• GIVEN INFORMATION:

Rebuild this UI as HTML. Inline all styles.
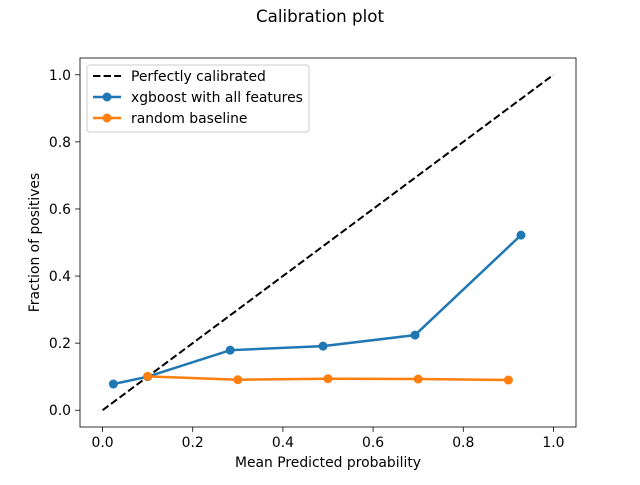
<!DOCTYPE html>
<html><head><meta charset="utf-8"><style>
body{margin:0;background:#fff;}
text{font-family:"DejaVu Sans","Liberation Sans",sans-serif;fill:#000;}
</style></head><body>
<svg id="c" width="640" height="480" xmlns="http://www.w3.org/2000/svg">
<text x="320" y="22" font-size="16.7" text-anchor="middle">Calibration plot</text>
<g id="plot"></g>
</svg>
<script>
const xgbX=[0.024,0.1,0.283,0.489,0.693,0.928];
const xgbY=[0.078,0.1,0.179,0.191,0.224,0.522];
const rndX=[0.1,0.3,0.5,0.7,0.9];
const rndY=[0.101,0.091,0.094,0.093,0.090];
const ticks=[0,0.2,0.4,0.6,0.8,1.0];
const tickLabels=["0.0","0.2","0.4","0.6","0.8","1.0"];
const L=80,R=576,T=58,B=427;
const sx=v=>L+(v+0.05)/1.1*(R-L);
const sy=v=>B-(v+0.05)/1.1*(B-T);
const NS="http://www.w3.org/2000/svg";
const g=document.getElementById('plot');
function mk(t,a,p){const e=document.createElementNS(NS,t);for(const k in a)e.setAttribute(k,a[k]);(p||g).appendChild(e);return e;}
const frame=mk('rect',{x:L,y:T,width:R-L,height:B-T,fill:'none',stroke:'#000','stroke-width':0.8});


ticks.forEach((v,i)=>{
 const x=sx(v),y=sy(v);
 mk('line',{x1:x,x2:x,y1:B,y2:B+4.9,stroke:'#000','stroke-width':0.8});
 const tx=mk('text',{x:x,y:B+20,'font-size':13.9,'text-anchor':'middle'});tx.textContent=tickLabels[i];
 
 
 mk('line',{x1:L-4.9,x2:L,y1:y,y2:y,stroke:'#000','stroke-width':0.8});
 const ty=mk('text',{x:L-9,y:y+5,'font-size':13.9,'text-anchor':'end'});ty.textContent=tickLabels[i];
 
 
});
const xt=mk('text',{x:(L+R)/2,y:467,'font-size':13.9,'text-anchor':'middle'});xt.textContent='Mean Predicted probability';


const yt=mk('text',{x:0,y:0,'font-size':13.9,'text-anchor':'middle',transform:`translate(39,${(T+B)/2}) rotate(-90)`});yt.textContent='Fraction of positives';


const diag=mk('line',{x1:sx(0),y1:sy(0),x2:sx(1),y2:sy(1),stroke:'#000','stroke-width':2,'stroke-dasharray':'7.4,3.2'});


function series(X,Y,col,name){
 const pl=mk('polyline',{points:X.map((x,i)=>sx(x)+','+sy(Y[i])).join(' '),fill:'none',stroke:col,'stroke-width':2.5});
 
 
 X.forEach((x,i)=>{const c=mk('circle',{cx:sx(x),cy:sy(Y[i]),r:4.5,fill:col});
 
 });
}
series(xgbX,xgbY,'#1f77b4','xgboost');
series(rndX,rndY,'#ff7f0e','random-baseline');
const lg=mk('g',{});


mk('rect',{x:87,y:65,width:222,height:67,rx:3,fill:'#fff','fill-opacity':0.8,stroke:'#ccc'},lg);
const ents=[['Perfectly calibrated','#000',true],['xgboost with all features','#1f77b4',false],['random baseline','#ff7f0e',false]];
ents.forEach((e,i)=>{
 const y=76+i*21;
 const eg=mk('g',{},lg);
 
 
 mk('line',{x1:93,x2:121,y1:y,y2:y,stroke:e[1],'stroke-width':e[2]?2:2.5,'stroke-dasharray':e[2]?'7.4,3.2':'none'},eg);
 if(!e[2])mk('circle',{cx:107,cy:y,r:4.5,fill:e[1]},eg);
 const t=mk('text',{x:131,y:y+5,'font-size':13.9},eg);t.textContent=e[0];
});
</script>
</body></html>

• THE REQUEST: Make an exact copy of the data above, pictures excluded.

• THE REPLY:
Rebuild this UI as HTML. Inline all styles.
<!DOCTYPE html>
<html><head><meta charset="utf-8"><style>
body{margin:0;background:#fff;}
text{font-family:"DejaVu Sans","Liberation Sans",sans-serif;fill:#000;}
</style></head><body>
<svg id="c" width="640" height="480" xmlns="http://www.w3.org/2000/svg">
<text x="320" y="22" font-size="16.7" text-anchor="middle">Calibration plot</text>
<g id="plot"></g>
</svg>
<script>
const xgbX=[0.024,0.1,0.283,0.489,0.693,0.928];
const xgbY=[0.078,0.1,0.179,0.191,0.224,0.522];
const rndX=[0.1,0.3,0.5,0.7,0.9];
const rndY=[0.101,0.091,0.094,0.093,0.090];
const ticks=[0,0.2,0.4,0.6,0.8,1.0];
const tickLabels=["0.0","0.2","0.4","0.6","0.8","1.0"];
const L=80,R=576,T=58,B=427;
const sx=v=>L+(v+0.05)/1.1*(R-L);
const sy=v=>B-(v+0.05)/1.1*(B-T);
const NS="http://www.w3.org/2000/svg";
const g=document.getElementById('plot');
function mk(t,a,p){const e=document.createElementNS(NS,t);for(const k in a)e.setAttribute(k,a[k]);(p||g).appendChild(e);return e;}
const frame=mk('rect',{x:L,y:T,width:R-L,height:B-T,fill:'none',stroke:'#000','stroke-width':0.8});


ticks.forEach((v,i)=>{
 const x=sx(v),y=sy(v);
 mk('line',{x1:x,x2:x,y1:B,y2:B+4.9,stroke:'#000','stroke-width':0.8});
 const tx=mk('text',{x:x,y:B+20,'font-size':13.9,'text-anchor':'middle'});tx.textContent=tickLabels[i];
 
 
 mk('line',{x1:L-4.9,x2:L,y1:y,y2:y,stroke:'#000','stroke-width':0.8});
 const ty=mk('text',{x:L-9,y:y+5,'font-size':13.9,'text-anchor':'end'});ty.textContent=tickLabels[i];
 
 
});
const xt=mk('text',{x:(L+R)/2,y:467,'font-size':13.9,'text-anchor':'middle'});xt.textContent='Mean Predicted probability';


const yt=mk('text',{x:0,y:0,'font-size':13.9,'text-anchor':'middle',transform:`translate(39,${(T+B)/2}) rotate(-90)`});yt.textContent='Fraction of positives';


const diag=mk('line',{x1:sx(0),y1:sy(0),x2:sx(1),y2:sy(1),stroke:'#000','stroke-width':2,'stroke-dasharray':'7.4,3.2'});


function series(X,Y,col,name){
 const pl=mk('polyline',{points:X.map((x,i)=>sx(x)+','+sy(Y[i])).join(' '),fill:'none',stroke:col,'stroke-width':2.5});
 
 
 X.forEach((x,i)=>{const c=mk('circle',{cx:sx(x),cy:sy(Y[i]),r:4.5,fill:col});
 
 });
}
series(xgbX,xgbY,'#1f77b4','xgboost');
series(rndX,rndY,'#ff7f0e','random-baseline');
const lg=mk('g',{});


mk('rect',{x:87,y:65,width:222,height:67,rx:3,fill:'#fff','fill-opacity':0.8,stroke:'#ccc'},lg);
const ents=[['Perfectly calibrated','#000',true],['xgboost with all features','#1f77b4',false],['random baseline','#ff7f0e',false]];
ents.forEach((e,i)=>{
 const y=76+i*21;
 const eg=mk('g',{},lg);
 
 
 mk('line',{x1:93,x2:121,y1:y,y2:y,stroke:e[1],'stroke-width':e[2]?2:2.5,'stroke-dasharray':e[2]?'7.4,3.2':'none'},eg);
 if(!e[2])mk('circle',{cx:107,cy:y,r:4.5,fill:e[1]},eg);
 const t=mk('text',{x:131,y:y+5,'font-size':13.9},eg);t.textContent=e[0];
});
</script>
</body></html>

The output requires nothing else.